Collectively, the blurb and cover are your two most important tools to attracting readers. These are the first two things a reader will see when perusing the shelves of a bookstore, or, as is the case with me, the book pages of Amazon, B & N, or Smashwords. [NOTE: I’ll be posting The Missionary Position to the latter two in the next week or so…after I finish a test and paper for grad school.] As such, it is important to get these just right. Fail to do a good job and you risk missing readers who might actually love the story within the book, but for whatever reason were turned off of giving it a chance because there was nothing in the blurb or cover that appealed to them.
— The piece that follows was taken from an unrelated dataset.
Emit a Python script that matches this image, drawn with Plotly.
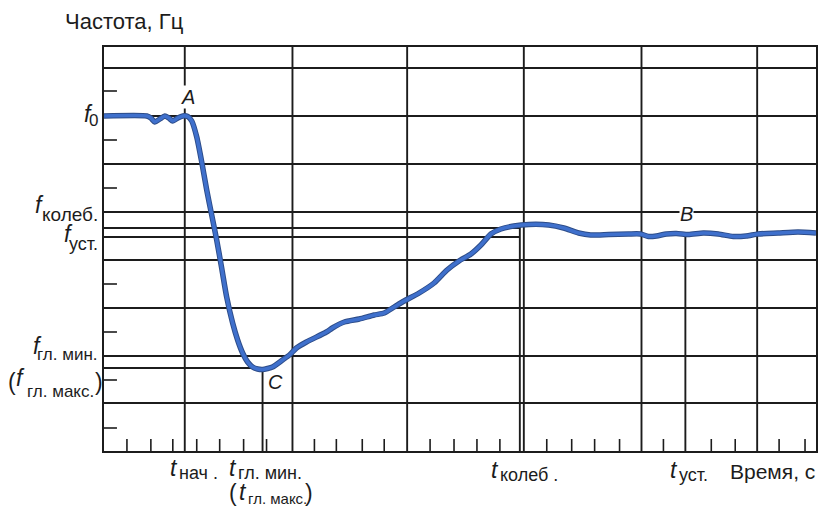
import plotly.graph_objects as go

# ---------------- data (arbitrary units: time 0..71.4, frequency 0..40.4) -------------
time_pts = [0, 4.3, 4.7, 5.1, 5.6, 6.1, 6.5, 6.9, 7.4, 7.9, 8.4, 8.8, 9.3, 9.8, 10.3, 10.8,
            11.3, 11.8, 12.3, 12.9, 13.4, 13.9, 14.4, 14.9, 15.4, 15.9, 16.4, 16.9, 17.9,
            18.6, 19.3, 20.3, 22.3, 22.9, 24.1, 25.6, 27.1, 28.1, 29.1, 30.1, 31.6, 33.1,
            34.4, 35.6, 36.8, 37.8, 38.8, 39.8, 41.1, 42.6, 44.6, 46.1, 47.6, 48.8, 50.6,
            52.6, 53.8, 54.6, 55.4, 56.4, 57.4, 58.6, 60.1, 61.6, 63.1, 64.4, 65.6, 67.6,
            69.6, 71.4]
freq_pts = [33.5, 33.5, 33.3, 32.9, 33.2, 33.5, 33.3, 33.0, 33.3, 33.5, 33.45, 33.0, 31.4,
            28.9, 26.1, 23.6, 21.1, 18.3, 15.4, 12.8, 11.1, 9.8, 8.9, 8.4, 8.2, 8.15, 8.25,
            8.4, 9.1, 9.6, 10.3, 10.9, 11.9, 12.3, 12.9, 13.2, 13.6, 13.8, 14.4, 15.0, 15.8,
            16.8, 18.1, 19.0, 19.7, 20.6, 21.7, 22.2, 22.5, 22.65, 22.6, 22.3, 21.8, 21.6,
            21.65, 21.7, 21.7, 21.45, 21.5, 21.7, 21.75, 21.65, 21.8, 21.7, 21.45, 21.5,
            21.7, 21.8, 21.9, 21.8]

grid_t = [8.1, 18.9, 30.4, 42.1, 53.9, 65.5]
grid_f = [38.3, 33.5, 28.7, 23.9, 19.1, 14.3, 9.5, 4.8]
minor_t = [2.3, 4.7, 6.9, 9.3, 11.6, 14.0, 16.3, 21.1, 23.3, 25.9, 28.1, 32.7, 35.1, 37.4,
           39.7, 44.4, 46.9, 49.2, 51.7, 56.1, 60.9, 63.3, 67.7, 70.3]
minor_f = [36.0, 31.1, 26.3, 16.7, 11.9, 7.1, 2.3]

T_MAX, F_MAX = 71.4, 40.4
f0, f_kol, f_ust, f_glmin = 33.5, 22.3, 21.4, 8.3
t_nach, t_glmin, t_kol, t_ust = 8.1, 15.9, 41.7, 58.3
curve_at_t_glmin, curve_at_t_kol, curve_at_t_ust = 8.15, 22.5, 21.65
f_glmin_end = 15.9

y_title = "Частота, Гц"
x_title = "Время, с"

# ---------------- figure ----------------
INK = "#1c1c1c"
FONT = "Liberation Sans, Arial, sans-serif"

fig = go.Figure()
fig.add_trace(go.Scatter(x=time_pts, y=freq_pts, mode="lines",
                         line=dict(color="#2d4c88", width=5.5, shape="spline", smoothing=0.6),
                         hoverinfo="skip", showlegend=False))
fig.add_trace(go.Scatter(x=time_pts, y=freq_pts, mode="lines",
                         line=dict(color="#3f70cc", width=3.6, shape="spline", smoothing=0.6),
                         hoverinfo="skip", showlegend=False))

shapes = []
def seg(x0, y0, x1, y1, w=1.9):
    shapes.append(dict(type="line", xref="x", yref="y", x0=x0, y0=y0, x1=x1, y1=y1,
                       line=dict(color=INK, width=w), layer="below"))

for t in grid_t:
    seg(t, 0, t, F_MAX)
for f in grid_f:
    seg(0, f, T_MAX, f)
for t in minor_t:
    seg(t, 0, t, 1.2, 1.6)
for f in minor_f:
    seg(0, f, 1.3, f, 1.6)
# characteristic lines
seg(0, f_kol, t_kol, f_kol)
seg(0, f_ust, t_kol, f_ust)
seg(0, f_glmin, f_glmin_end, f_glmin)
seg(t_glmin, 0, t_glmin, curve_at_t_glmin)
seg(t_kol, 0, t_kol, curve_at_t_kol)
seg(t_ust, 0, t_ust, curve_at_t_ust)

ann = []
def lab(x, y, text, size, xs=0, ys=0, xa="center", ya="middle", bg=None):
    d = dict(x=x, y=y, xref="x", yref="y", text=text, showarrow=False,
             font=dict(family=FONT, size=size, color=INK),
             xanchor=xa, yanchor=ya, xshift=xs, yshift=ys, borderpad=0)
    if bg:
        d.update(bgcolor=bg)
    ann.append(d)

BIG, SUB, BSUB = 23, 19, 18
# axis titles
lab(0, F_MAX, y_title, 22, xs=-40, ys=26, xa="left")
lab(T_MAX, 0, x_title, 21, xs=0, ys=-20, xa="right")
# left labels
lab(0, f0, "<i>f</i>", BIG, xs=-10, ys=2, xa="right")
lab(0, f0, "0", 17, xs=-5, ys=-4, xa="right")
lab(0, f_kol, "<i>f</i>", BIG, xs=-59, ys=23, xa="right")
lab(0, f_kol, "колеб.", SUB, xs=-5, ys=14, xa="right")
lab(0, f_ust, "<i>f</i>", BIG, xs=-30, ys=3, xa="right")
lab(0, f_ust, "уст.", 18, xs=-5, ys=-7, xa="right")
lab(0, f_glmin, "<i>f</i>", BIG, xs=-61, ys=22, xa="right")
lab(0, f_glmin, "гл. мин.", 17, xs=-5, ys=14, xa="right")
lab(0, f_glmin, "(", BIG, xs=-92, ys=-14)
lab(0, f_glmin, "<i>f</i>", BIG, xs=-78, ys=-10, xa="right")
lab(0, f_glmin, "гл. макс.", 17, xs=-9, ys=-23, xa="right")
lab(0, f_glmin, ")", BIG, xs=-5, ys=-14)
# bottom labels
lab(t_nach, 0, "<i>t</i>", BIG, xs=-6, ys=-17, xa="right")
lab(t_nach, 0, "нач .", BSUB, xs=-7, ys=-22, xa="left")
lab(t_glmin, 0, "<i>t</i>", BIG, xs=-25, ys=-17, xa="right")
lab(t_glmin, 0, "гл. мин.", BSUB, xs=-26, ys=-22, xa="left")
lab(t_glmin, 0, "(", BIG, xs=-30, ys=-42)
lab(t_glmin, 0, "<i>t</i>", BIG, xs=-15, ys=-41, xa="right")
lab(t_glmin, 0, "гл. макс.", 15, xs=-16, ys=-47, xa="left")
lab(t_glmin, 0, ")", BIG, xs=46, ys=-42)
lab(t_kol, 0, "<i>t</i>", BIG, xs=-20, ys=-19, xa="right")
lab(t_kol, 0, "колеб .", BSUB, xs=-21, ys=-24, xa="left")
lab(t_ust, 0, "<i>t</i>", BIG, xs=-6, ys=-19, xa="right")
lab(t_ust, 0, "уст.", BSUB, xs=-7, ys=-24, xa="left")
# point labels
lab(t_nach, f0, "<i>A</i>", 20, xs=3, ys=19, bg="white")
lab(t_ust, f_ust, "<i>B</i>", 20, xs=1, ys=23, bg="white")
lab(t_glmin, f_glmin, "<i>C</i>", 20, xs=13, ys=-14)

axis_common = dict(showgrid=False, zeroline=False, showticklabels=False, ticks="",
                   showline=True, linecolor=INK, linewidth=2, mirror=True, fixedrange=True)
fig.update_layout(
    width=820, height=511,
    margin=dict(l=104, r=2, t=47, b=60),
    paper_bgcolor="white", plot_bgcolor="white",
    xaxis=dict(range=[0, T_MAX], **axis_common),
    yaxis=dict(range=[0, F_MAX], **axis_common),
    shapes=shapes, annotations=ann, showlegend=False,
)
fig.write_html("out.html", config={"displayModeBar": False},
               post_script="document.body.style.margin='0';document.body.style.overflow='hidden';")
Legacy publishing houses have *teams* of folks whose fulltime jobs it is to put blurbs and cover designs together for their authors. These guys are professionals, trained in graphic arts, marketing and advertising. They’ve read studies of what gets reading consumers’ attention, and bend to make the books their selling appeal to their target demographic.

The indie author has none of this. At best, we can only guess at what a potential reader would like. For me, I wrote a blurb and produced a cover that would appeal to me if I were the one searching for a good fun read. I think the target audience for TMP is probably someone who shares a similar inclination towards historical pulp-styled adventure fiction as I do. In that vein, I felt my cover had to reflect some of the old-school cover art from similar texts sold 'back in the day'.

That said, the cover was still only designed by THIS guy (two awkward thumbs pointing in my direction), a NON-graphic artist who grew up in the days when Atari was the standard bearer for graphics. That probably makes me a bit clumsy with what I can produce for covers, but all in all I think it came out okay. After all, at the end of the day my goal is really just to create a world for my readers that is not their own where they can sit back and temporarily shut down the worry centers in their brains; a place they can disappear into, even if only for a couple hours at a time.

I would like to have readers’ opinions, however, on the cover work as this might affect future iterations of the book and others down the line. Thanks.